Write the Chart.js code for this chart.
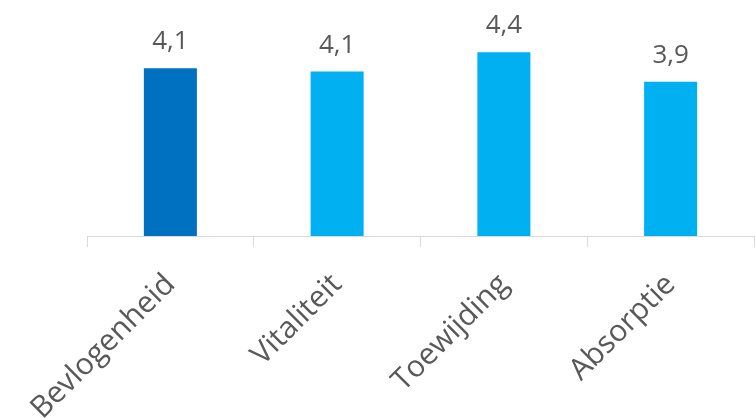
<!DOCTYPE html>
<html>
<head>
<meta charset="utf-8">
<script src="https://cdn.jsdelivr.net/npm/chart.js@4"></script>
<style>
  html, body { margin: 0; padding: 0; background: #fff; }
  #wrap { width: 756px; height: 418px; }
</style>
</head>
<body>
<div id="wrap"><canvas id="chart" width="756" height="418"></canvas></div>
<script>
// --- DATA ---
const categories = ["Bevlogenheid", "Vitaliteit", "Toewijding", "Absorptie"];
const scores = [4.12, 4.06, 4.42, 3.87];
const barColors = ["#0070C0", "#00B0F0", "#00B0F0", "#00B0F0"];
const scaleMin = 1;
const scaleMax = 5;

const FONT = "'Open Sans', 'Noto Sans', sans-serif";
const TEXT = "#595959";

// value labels above the bars, Dutch decimal comma
const valueLabels = {
    id: "valueLabels",
    afterDatasetsDraw(chart) {
        const ctx = chart.ctx;
        const meta = chart.getDatasetMeta(0);
        ctx.save();
        ctx.font = "26px " + FONT;
        ctx.fillStyle = TEXT;
        ctx.textAlign = "center";
        ctx.textBaseline = "alphabetic";
        meta.data.forEach((bar, i) => {
            const txt = scores[i].toFixed(1).replace(".", ",");
            ctx.fillText(txt, bar.x, bar.y - 19);
        });
        ctx.restore();
    }
};

new Chart(document.getElementById("chart"), {
    type: "bar",
    data: {
        labels: categories,
        datasets: [{
            data: scores,
            backgroundColor: barColors,
            barPercentage: 0.318,
            categoryPercentage: 1
        }]
    },
    options: {
        responsive: false,
        animation: false,
        layout: { padding: { left: 87, right: 2, top: 21, bottom: 0 } },
        plugins: { legend: { display: false }, tooltip: { enabled: false } },
        scales: {
            x: {
                grid: {
                    offset: true,
                    drawOnChartArea: false,
                    color: "#D9D9D9",
                    tickLength: 11
                },
                border: { color: "#D9D9D9", width: 1 },
                ticks: {
                    minRotation: 45,
                    maxRotation: 45,
                    padding: 20,
                    color: TEXT,
                    font: { family: FONT, size: 30 }
                },
                afterFit(scale) { scale.height = 182; }
            },
            y: {
                display: false,
                min: scaleMin,
                max: scaleMax
            }
        }
    },
    plugins: [valueLabels]
});
</script>
</body>
</html>
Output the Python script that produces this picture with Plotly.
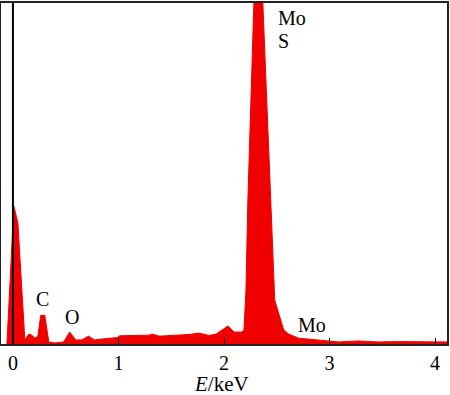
import plotly.graph_objects as go

# EDS spectrum (energy in keV, counts in arbitrary units, axis top = 100)
energy = [-0.057, 0.009, 0.047, 0.104, 0.113, 0.151, 0.179, 0.208, 0.236, 0.264, 0.302, 0.340,
          0.396, 0.481, 0.538, 0.594, 0.651, 0.717, 0.774, 0.821, 0.991, 1.009, 1.292, 1.321,
          1.387, 1.670, 1.764, 1.858, 1.925, 2.038, 2.094, 2.170, 2.189, 2.208, 2.226, 2.283,
          2.321, 2.368, 2.441, 2.481, 2.566, 2.613, 2.708, 2.802, 2.896, 3.085, 3.274, 3.462,
          3.651, 3.840, 4.113]
counts = [0.0, 40.4, 35.5, 2.3, 1.2, 2.9, 2.6, 1.7, 2.3, 8.4, 8.4, 0.6,
          0.3, 0.6, 3.5, 1.2, 1.2, 2.3, 1.2, 1.4, 1.9, 2.4, 2.6, 2.9,
          2.3, 2.8, 3.2, 2.5, 2.9, 5.3, 3.5, 3.5, 4.1, 15.7, 41.9, 100.0,
          129.0, 100.0, 41.9, 12.8, 4.1, 2.9, 1.7, 1.4, 1.2, 0.6, 0.9, 0.6,
          0.7, 0.6, 0.6]

tick_vals = [0, 1, 2, 3, 4]
tick_text = ["0", "1", "2", "3", "4"]

peak_labels = ["Mo", "S", "C", "O", "Mo"]
peak_x = [2.49, 2.49, 0.283, 0.557, 2.679]
peak_y = [95.6, 89.0, 13.1, 7.8, 5.5]
peak_anchor = ["left", "left", "center", "center", "left"]

x_title = "<i>E</i>/keV"

RED = "rgb(240,0,0)"
FONT = "Liberation Serif"

fig = go.Figure()
fig.add_trace(go.Scatter(x=energy, y=counts, mode="lines", fill="tozeroy",
                         line=dict(color=RED, width=1), fillcolor=RED,
                         hoverinfo="skip", showlegend=False))

for t, x, y, a in zip(peak_labels, peak_x, peak_y, peak_anchor):
    fig.add_annotation(x=x, y=y, text=t, showarrow=False, xanchor=a, yanchor="middle",
                       font=dict(family=FONT, size=20, color="black"))

# axis title placed just below the tick labels
fig.add_annotation(x=0.495, y=-0.117, xref="paper", yref="paper", text=x_title,
                   showarrow=False, xanchor="center", yanchor="middle",
                   font=dict(family=FONT, size=21, color="black"))

fig.add_shape(type="line", xref="x", yref="paper", x0=0, x1=0, y0=0, y1=1,
              line=dict(color="black", width=2), layer="above")

fig.update_layout(
    width=450, height=395,
    margin=dict(l=1, r=1, t=1, b=51),
    paper_bgcolor="white", plot_bgcolor="white",
    font=dict(family=FONT, size=20, color="black"),
    xaxis=dict(range=[-0.113, 4.113], tickvals=tick_vals, ticktext=tick_text,
               ticks="inside", ticklen=6, tickwidth=1, tickcolor="black",
               showline=True, linecolor="#222", linewidth=2, mirror=True,
               showgrid=False, zeroline=False, layer="above traces",
               tickfont=dict(family=FONT, size=20, color="black")),
    yaxis=dict(range=[0, 100], showticklabels=False, ticks="",
               showline=True, linecolor="#222", linewidth=2, mirror=True,
               showgrid=False, zeroline=False, layer="above traces"),
)

fig.write_html("out.html", config={"displayModeBar": False},
               post_script="document.body.style.margin='0';document.body.style.overflow='hidden';")
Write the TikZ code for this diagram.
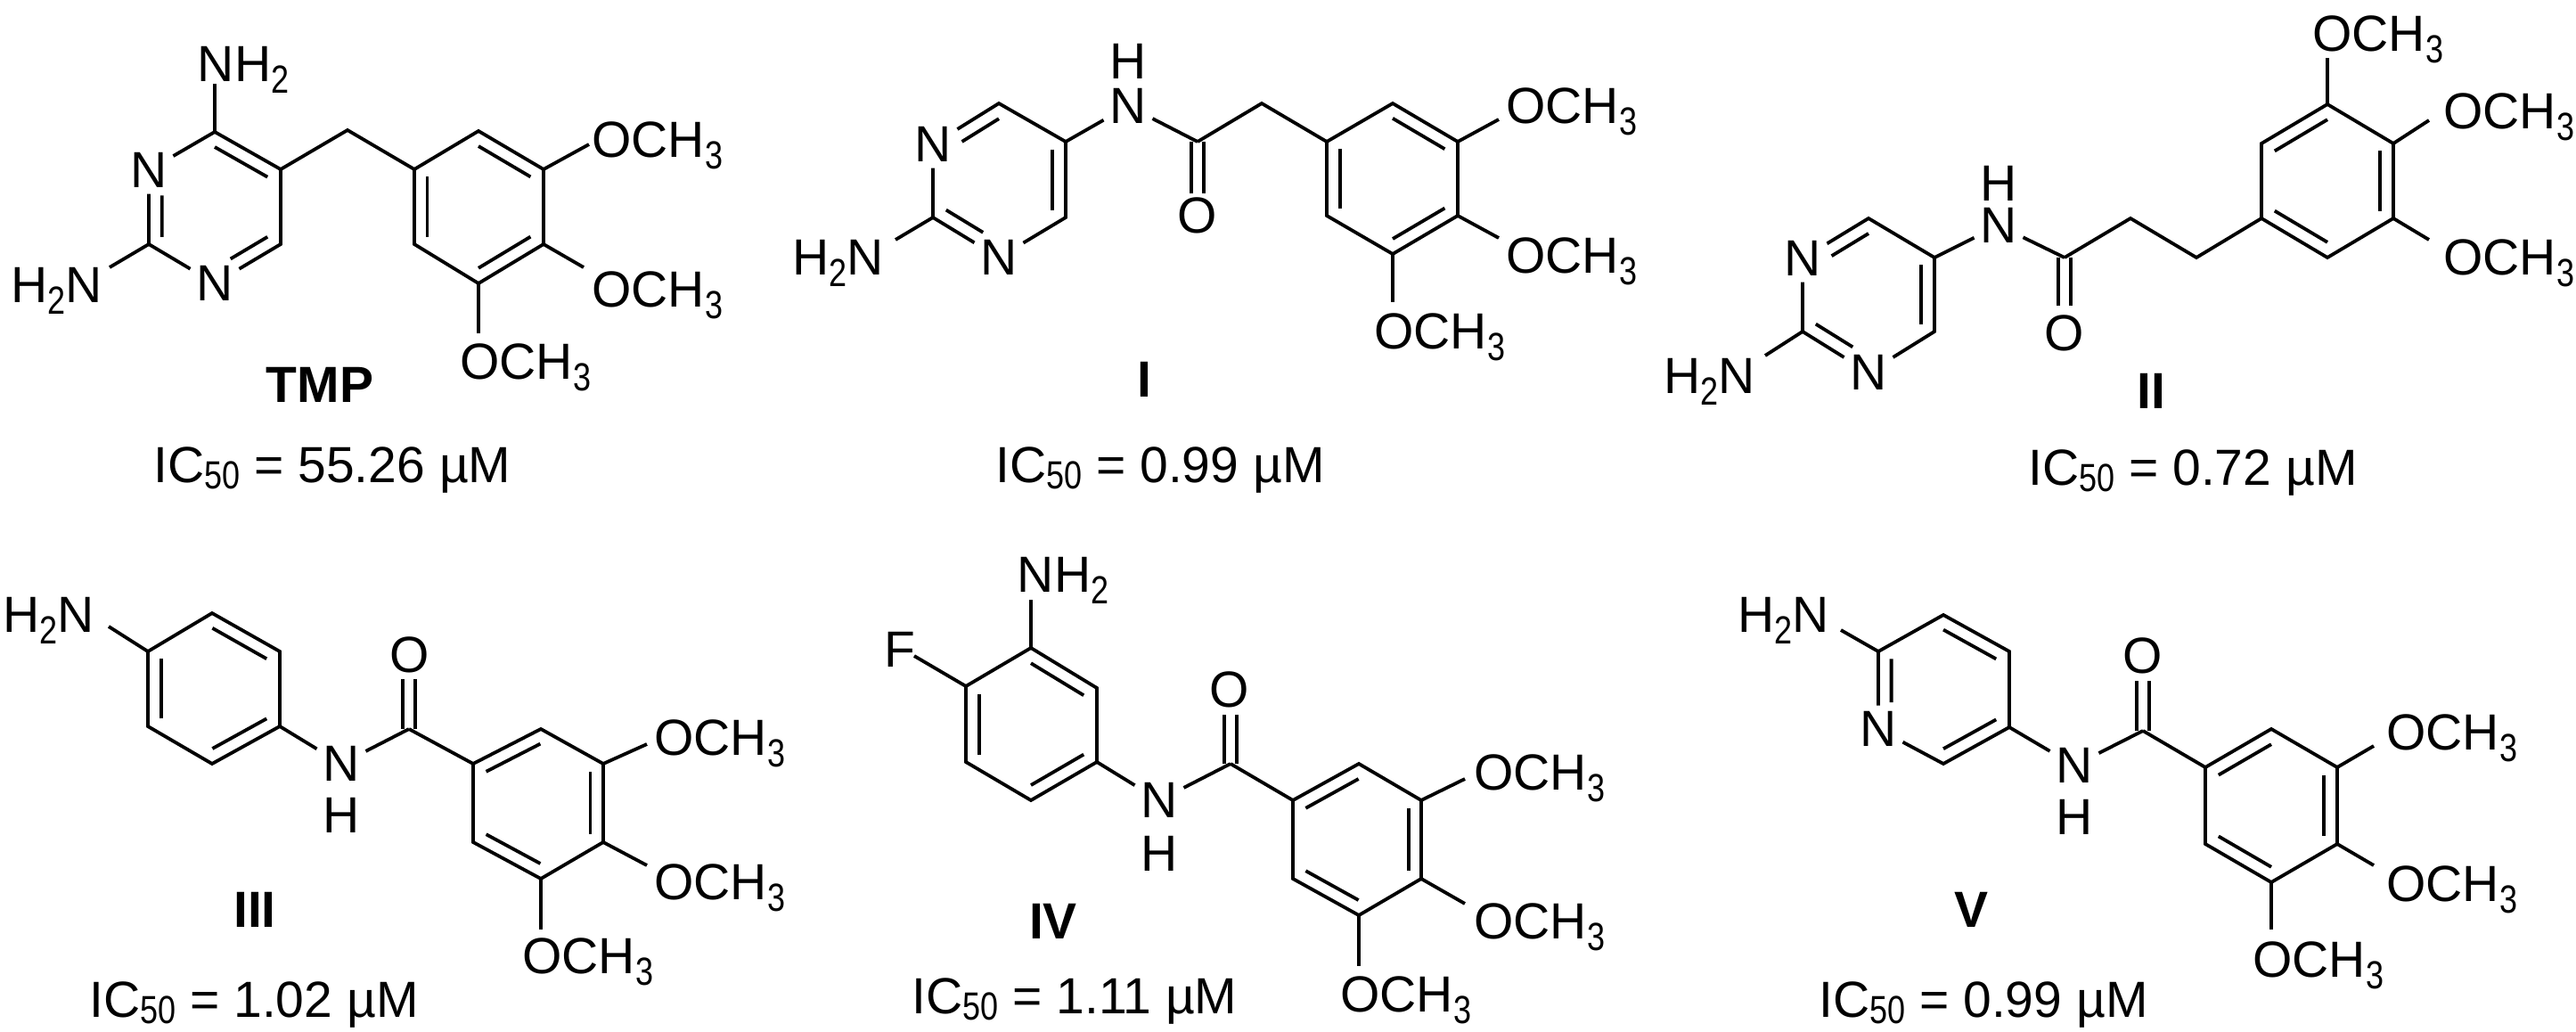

####################

• [WHAT THE TASK ASKS]
Copy out every line of the data that includes the word "this".

• [CORRECT ANSWER]
Write the Chart.js code for this chart.
Output the Python script that produces this picture with Plotly.
Write the TikZ code for this diagram.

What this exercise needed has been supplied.